Settlement flows in reward infrastructure

Why settlement flows matter in reward systems
In reward infrastructure, settlement is where incentives turn into real financial exposure. While issuance and redemption are user-facing, settlement determines how money moves between platforms, partners, and merchants. Poorly designed settlement flows create accounting gaps, reconciliation errors, and regulatory risk, often surfacing later as settlement issues in rewards rather than obvious system failures.
For regulated buyers, settlement is not a back-office detail. It affects audit readiness, fraud exposure, cash forecasting, and partner trust. A reward system can appear functional at the user level while hiding serious settlement weaknesses underneath.
Understanding settlement flows is essential for teams operating at scale or under regulatory scrutiny.

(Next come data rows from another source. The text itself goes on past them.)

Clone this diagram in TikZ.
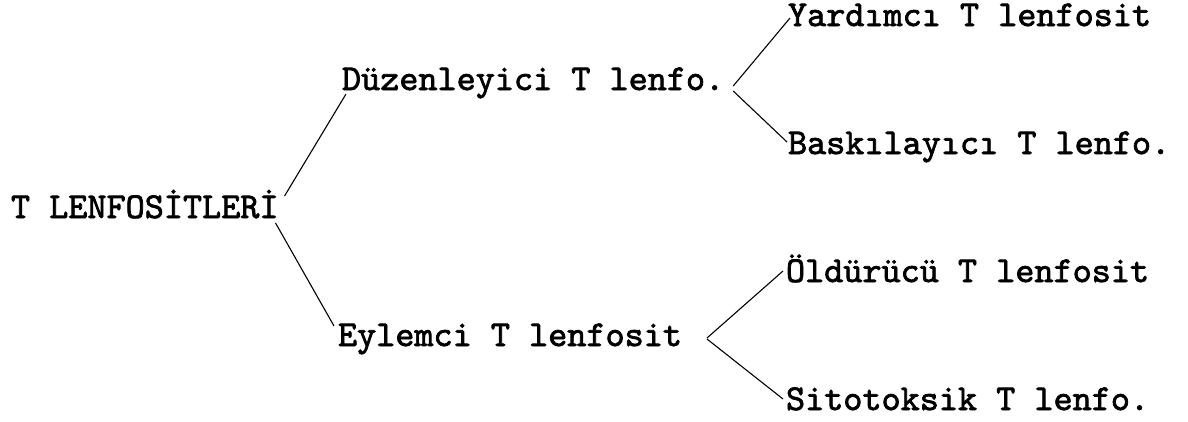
\documentclass[tikz,border=0pt]{standalone}
\usepackage{fontspec}
\newfontfamily\twfont{lmmono10-regular.otf}[FakeBold=2]
\begin{document}
\begin{tikzpicture}[x=1pt,y=-1pt,
  lbl/.style={anchor=base west,inner sep=0pt,outer sep=0pt,
    font=\twfont\fontsize{36.4}{40}\selectfont},
  conn/.style={line width=1.1pt,black}]
\useasboundingbox (0,0) rectangle (1188,421);
\node[lbl] (root) at (11,218) {T LENFOSİTLERİ};
\node[lbl] (duz)  at (342,90) {Düzenleyici T lenfo.};
\node[lbl] (eyl)  at (338,346) {Eylemci T lenfosit};
\node[lbl] (yard) at (788,26) {Yardımcı T lenfosit};
\node[lbl] (bask) at (788,154) {Baskılayıcı T lenfo.};
\node[lbl] (old)  at (786,282) {Öldürücü T lenfosit};
\node[lbl] (sito) at (786,410) {Sitotoksik T lenfo.};
\draw[conn] ([shift={(6,-22)}]root.base east) -- ([shift={(4,4)}]duz.base west);
\draw[conn] ([shift={(-3,5)}]root.base east) -- ([shift={(-4,-20)}]eyl.base west);
\draw[conn] ([shift={(9,-4)}]duz.base east) -- ([shift={(2,-8)}]yard.base west);
\draw[conn] ([shift={(9,1)}]duz.base east) -- ([shift={(-1,-12)}]bask.base west);
\draw[conn] ([shift={(25,-8)}]eyl.base east) -- ([shift={(-3,-11)}]old.base west);
\draw[conn] ([shift={(25,-7)}]eyl.base east) -- ([shift={(-3,-11)}]sito.base west);
\end{tikzpicture}
\end{document}
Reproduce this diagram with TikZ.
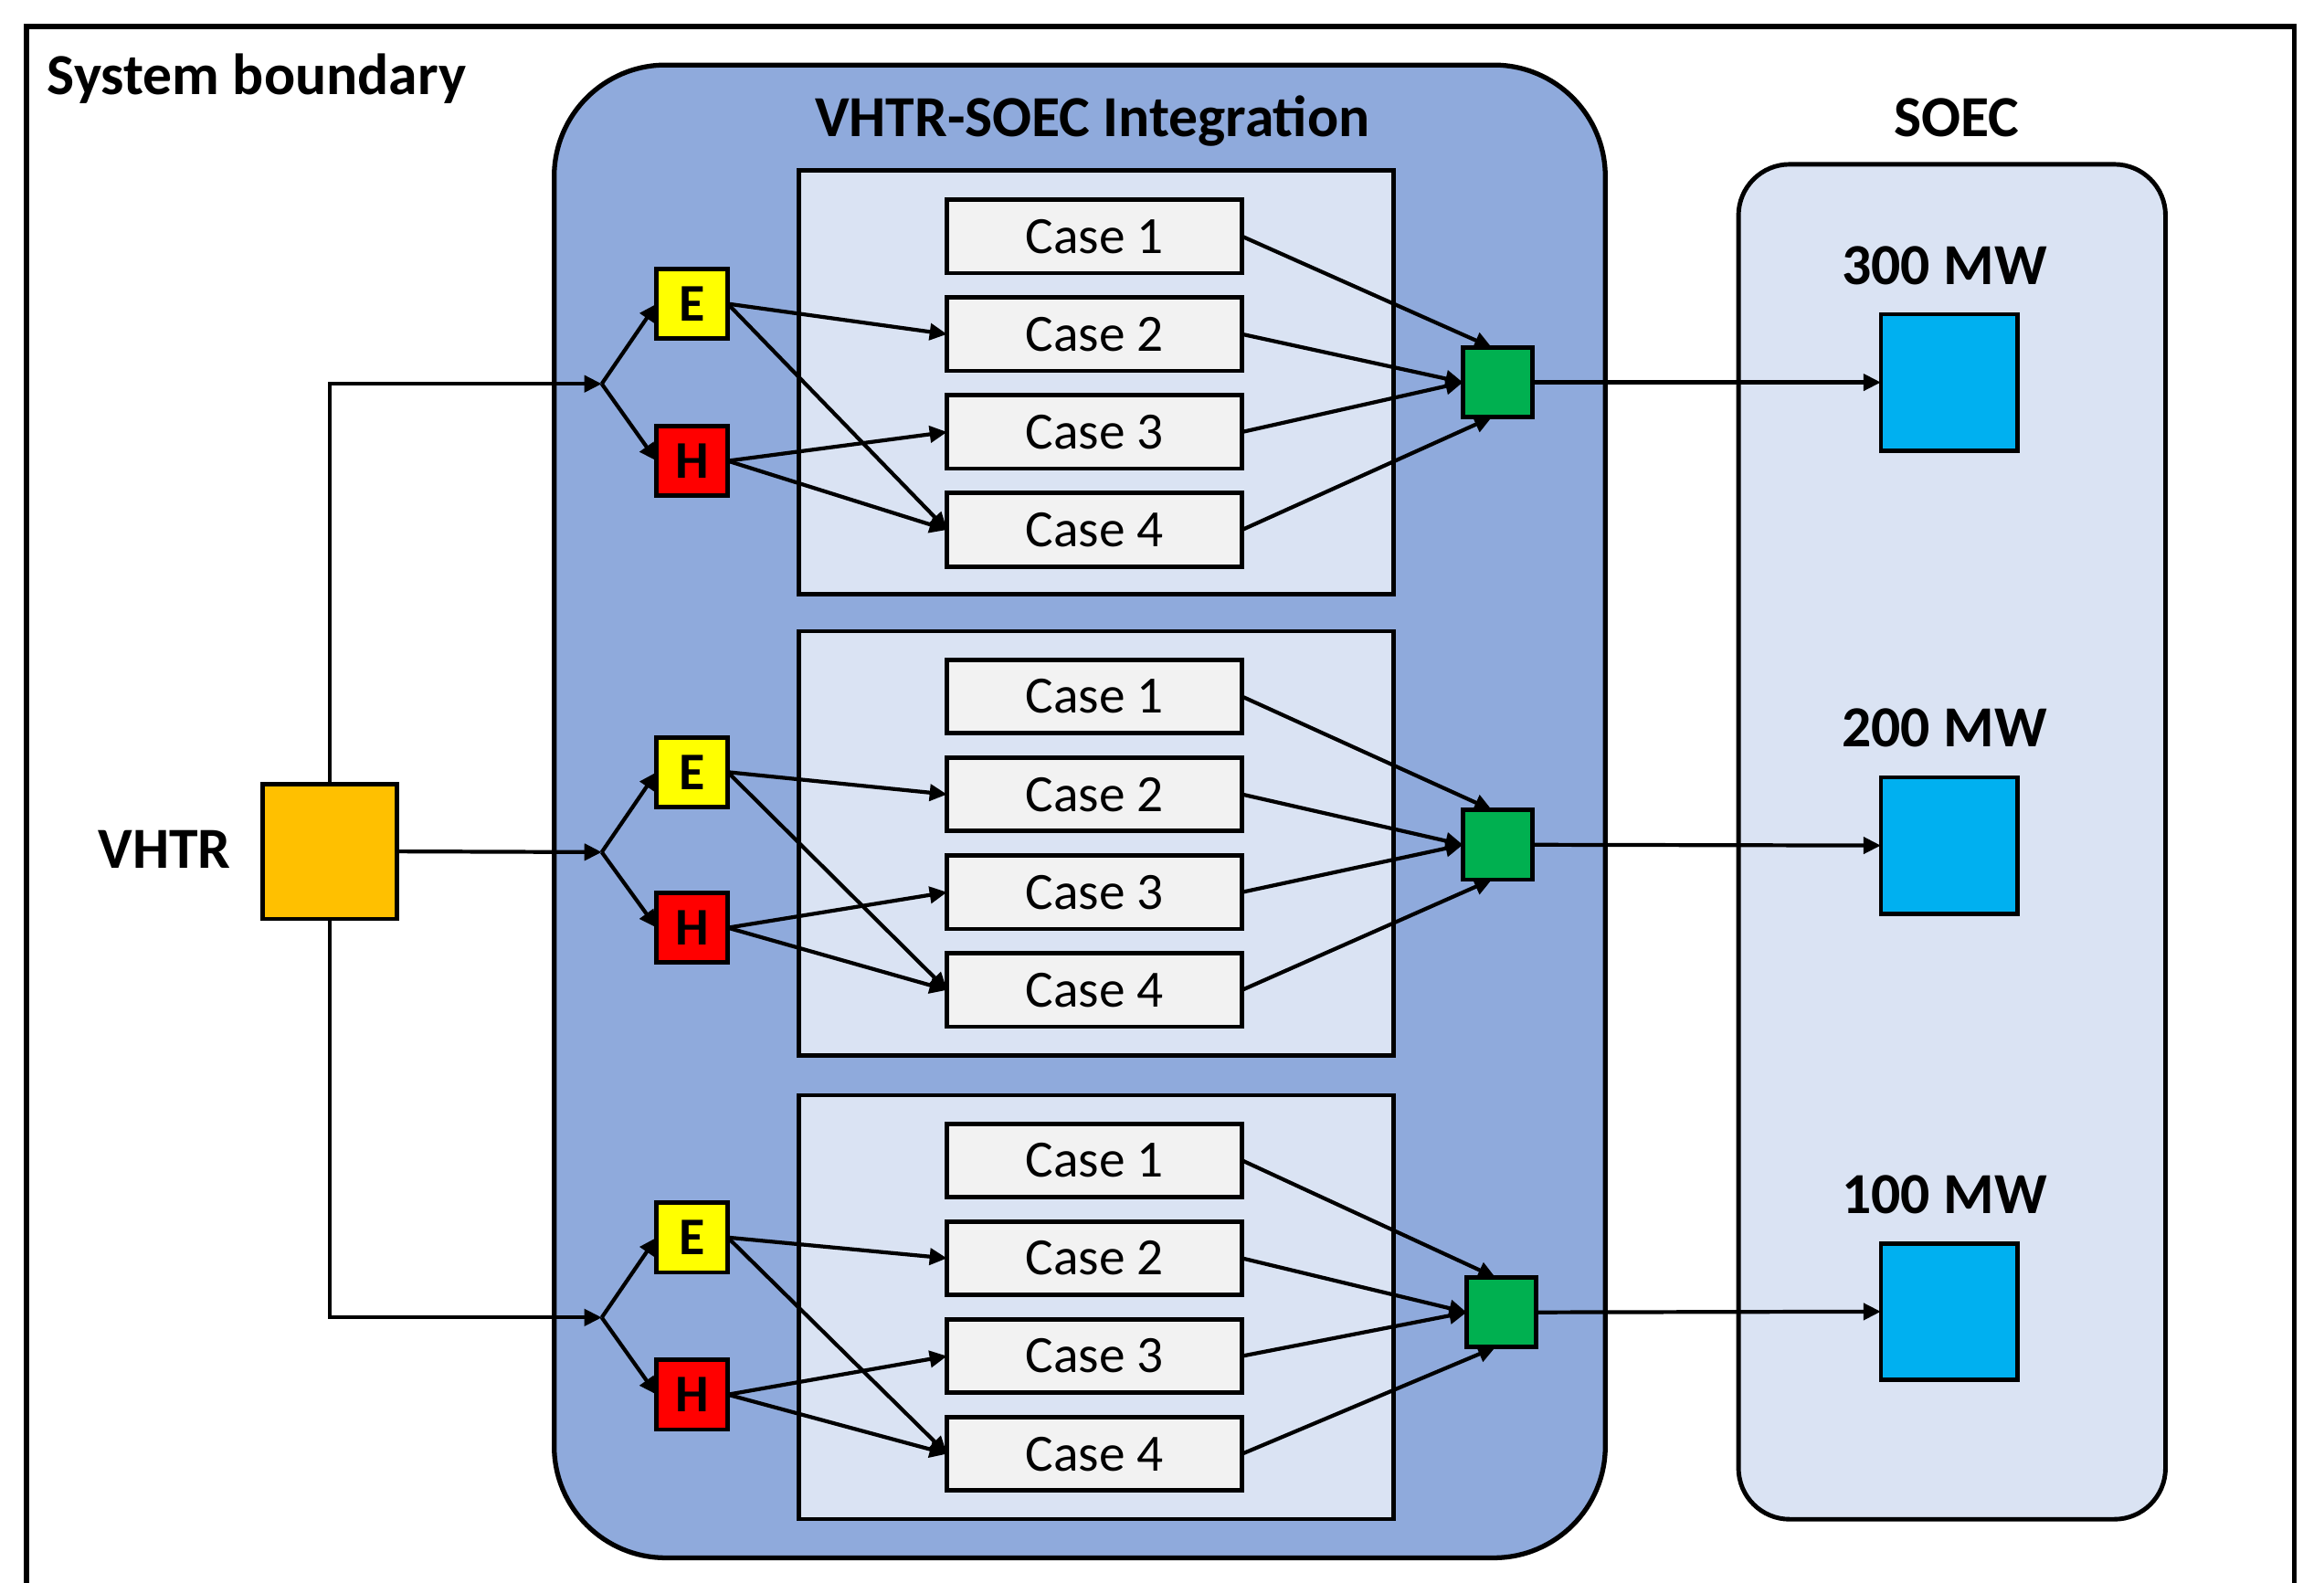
\documentclass[tikz,border=0pt]{standalone}
\usepackage{fontspec}
\setmainfont{Carlito}
\usetikzlibrary{arrows.meta,calc}
\definecolor{integblue}{HTML}{8FAADC}
\definecolor{lightblue}{HTML}{DAE3F3}
\definecolor{casegray}{HTML}{F2F2F2}
\definecolor{eyellow}{HTML}{FFFF00}
\definecolor{hred}{HTML}{FF0000}
\definecolor{outgreen}{HTML}{00B050}
\definecolor{soecblue}{HTML}{00B0F0}
\definecolor{vhtrorange}{HTML}{FFC000}
\begin{document}
\begin{tikzpicture}[x=0.016224cm,y=-0.016224cm,
  every node/.style={inner sep=0pt, outer sep=0pt},
  frame/.style={line width=1.6pt},
  box/.style={draw, line width=1.35pt},
  bigbold/.style={font=\fontsize{18.1}{20}\selectfont\bfseries},
  integbox/.style={box, line width=1.5pt, fill=integblue, rounded corners=1.22cm, minimum width=11.503cm, minimum height=16.338cm},
  soecbox/.style={box, line width=1.4pt, fill=lightblue, rounded corners=0.56cm, minimum width=4.673cm, minimum height=14.829cm},
  innerbox/.style={box, fill=lightblue, minimum width=6.506cm, minimum height=4.640cm},
  casebox/.style={box, fill=casegray, minimum width=3.229cm, minimum height=0.803cm, font=\fontsize{16.3}{18}\selectfont},
  ebox/.style={box, fill=eyellow, minimum width=0.779cm, minimum height=0.763cm, font=\fontsize{16.5}{18}\selectfont\bfseries},
  hbox/.style={ebox, fill=hred},
  gbox/.style={box, fill=outgreen, minimum width=0.763cm, minimum height=0.763cm},
  sbox/.style={box, fill=soecblue, minimum width=1.493cm, minimum height=1.493cm},
  vbox/.style={box, fill=vhtrorange, minimum width=1.476cm, minimum height=1.476cm},
  conn/.style={line width=1.2pt, -{Triangle[length=0.19cm,width=0.18cm]}}
]
\useasboundingbox (0,0) rectangle (1568,1068);
% system boundary frame
\draw[frame] (18,1080) -- (18,18) -- (1548,18) -- (1548,1080);
\node[bigbold, anchor=base west] (sysb) at (32,64) {System boundary};

% main containers
\node[integbox] (integ) at (728.5,547.5) {};
\node[bigbold, anchor=base] (integt) at (737,92) {VHTR-SOEC Integration};
\node[soecbox] (soec) at (1317,568) {};
\node[bigbold, anchor=base] (soect) at (1320,92) {SOEC};

% VHTR
\node[vbox] (vhtr) at (222.5,574.5) {};
\node[bigbold, anchor=base] (vhtrt) at (111,586) {VHTR};

\foreach \g/\by/\ey/\hy/\gx/\gy/\iy/\ca/\sy/\mw/\my in {
  1/259/205/311/1010.5/258/258/159.5/258/300/192,
  2/575/521/626/1010.5/570/569/470/570.5/200/504,
  3/889/835/941/1013/885.5/882/783/885/100/819}{
  \node[innerbox] (in\g) at (739.5,\iy) {};
  \foreach \k in {1,...,4}{
    \node[casebox] (c\g\k) at (738.5,{\ca+66*(\k-1)}) {Case \k};
  }
  \coordinate (b\g) at (406,\by);
  \node[ebox] (E\g) at (467,\ey) {E};
  \node[hbox] (H\g) at (467,\hy) {H};
  \node[gbox] (G\g) at (\gx,\gy) {};
  \node[sbox] (S\g) at (1315,\sy) {};
  \node[bigbold, anchor=base] (mw\g) at (1312,\my) {\mw\ MW};
  \draw[conn] (b\g) -- (E\g.west);
  \draw[conn] (b\g) -- (H\g.west);
  \draw[conn] (E\g.east) -- (c\g2.west);
  \draw[conn] (E\g.east) -- (c\g4.west);
  \draw[conn] (H\g.east) -- (c\g3.west);
  \draw[conn] (H\g.east) -- (c\g4.west);
  \draw[conn] (c\g1.east) -- ($(G\g.north)+(-4,0)$);
  \draw[conn] (c\g2.east) -- (G\g.west);
  \draw[conn] (c\g3.east) -- (G\g.west);
  \draw[conn] (c\g4.east) -- ($(G\g.south)+(-4,0)$);
  \draw[conn] (G\g.east) -- (S\g.west);
}

\draw[conn] (vhtr.north) |- (b1);
\draw[conn] (vhtr.east) -- (b2);
\draw[conn] (vhtr.south) |- (b3);
\end{tikzpicture}
\end{document}
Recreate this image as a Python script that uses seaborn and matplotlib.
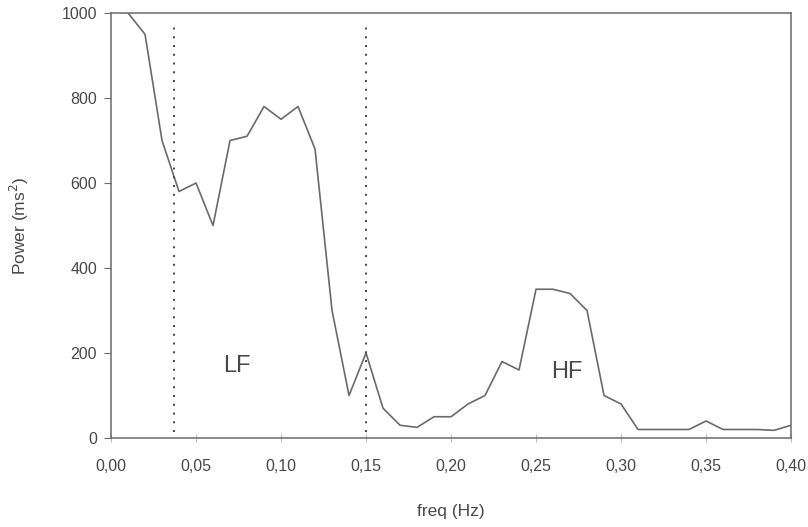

What settlement means in reward infrastructure
Settlement refers to the process of calculating obligations, transferring funds, and reconciling balances between parties involved in reward issuance and redemption. These parties typically include the issuing platform, reward vendors, merchants, and sometimes payment processors.
Settlement is distinct from fulfillment. Fulfillment delivers the reward to the user. Settlement ensures the correct party ultimately pays for it, at the correct amount, within agreed timelines.
In regulated environments, settlement must be deterministic, auditable, and resilient to partial failures.
Core settlement flow components
Funding and prefunding models
Most reward platforms operate on prefunding. Clients deposit funds into a wallet or escrow account before rewards are issued. This limits credit risk and simplifies compliance.
Some enterprise arrangements support postpaid or credit-based settlement, but these require stronger controls, contractual safeguards, and credit risk monitoring.
Regulated buyers typically prefer prefunded models due to clearer exposure limits and simpler audits.
Obligation calculation
Settlement starts with calculating who owes what. This includes reward face value, platform fees, taxes, breakage assumptions, and vendor margins.
Accurate obligation calculation depends on clean event data and immutable transaction records. Retroactive adjustments increase operational risk and complicate audits.
Settlement cycles and timelines
Settlement rarely happens in real time. Platforms operate on defined cycles such as daily, weekly, or monthly settlement windows.
Clear settlement schedules help finance teams forecast cash flow and detect anomalies early. Unclear or inconsistent cycles increase reconciliation effort and dispute risk.
Reconciliation and auditability
Transaction-level reconciliation
At scale, aggregate reconciliation is insufficient. Each issued and redeemed reward must map to a settlement record.
Transaction-level reconciliation enables precise audits, faster dispute resolution, and clearer fraud detection. It also reduces dependency on manual adjustments.
Handling breakage and reversals
Not all issued rewards are redeemed. Breakage must be accounted for explicitly, not absorbed implicitly into balances.
Reversals, refunds, and failed redemptions should follow defined settlement rules. Undefined handling leads to revenue leakage and accounting inconsistencies.
Risk controls within settlement flows
Fraud and abuse prevention
Settlement systems must assume that duplicate events, delayed callbacks, and malicious attempts will occur.
Idempotent processing prevents double settlement. Velocity checks and anomaly detection help flag unusual settlement patterns before funds move.
Fraud controls are more effective when embedded into settlement logic rather than layered on top.
Segregation of duties
Settlement workflows should separate issuance, approval, and fund movement responsibilities. This reduces internal fraud risk and supports compliance requirements.
Role-based access and approval thresholds are standard expectations in regulated environments.
Regulatory and compliance considerations
Traceability and audit trails
Every settlement action must be traceable from user action to financial movement. This includes timestamps, identifiers, and rule context.
Incomplete audit trails are a common failure point during regulatory reviews.
Jurisdictional constraints
Cross-border rewards introduce currency handling, tax treatment, and local compliance requirements. Settlement flows must reflect jurisdiction-specific rules rather than applying a single global model.
Regulated buyers look for explicit documentation of how these constraints are handled.
Common failure modes in settlement design
Manual reconciliation dependency
Systems that rely on spreadsheets or manual adjustments do not scale. Errors compound silently until audits or disputes surface them.
Blended balances and unclear ownership
Combining platform fees, reward value, and vendor payouts into a single balance obscures true exposure and complicates reporting.
Clear balance separation is critical for financial clarity and trust.
Delayed visibility
If settlement data lags by days or weeks, teams lose the ability to act on issues early. Real-time or near-real-time visibility reduces risk.
Why settlement design builds buyer confidence
For regulated buyers, settlement flows signal platform maturity. Clear funding models, deterministic calculations, strong controls, and audit-ready records reduce perceived risk.
A reward infrastructure that treats settlement as a first-class system, not an afterthought, inspires confidence among finance, compliance, and security teams. In regulated environments, robust settlement design is not optional. It is foundational to trust, scalability, and long-term viability.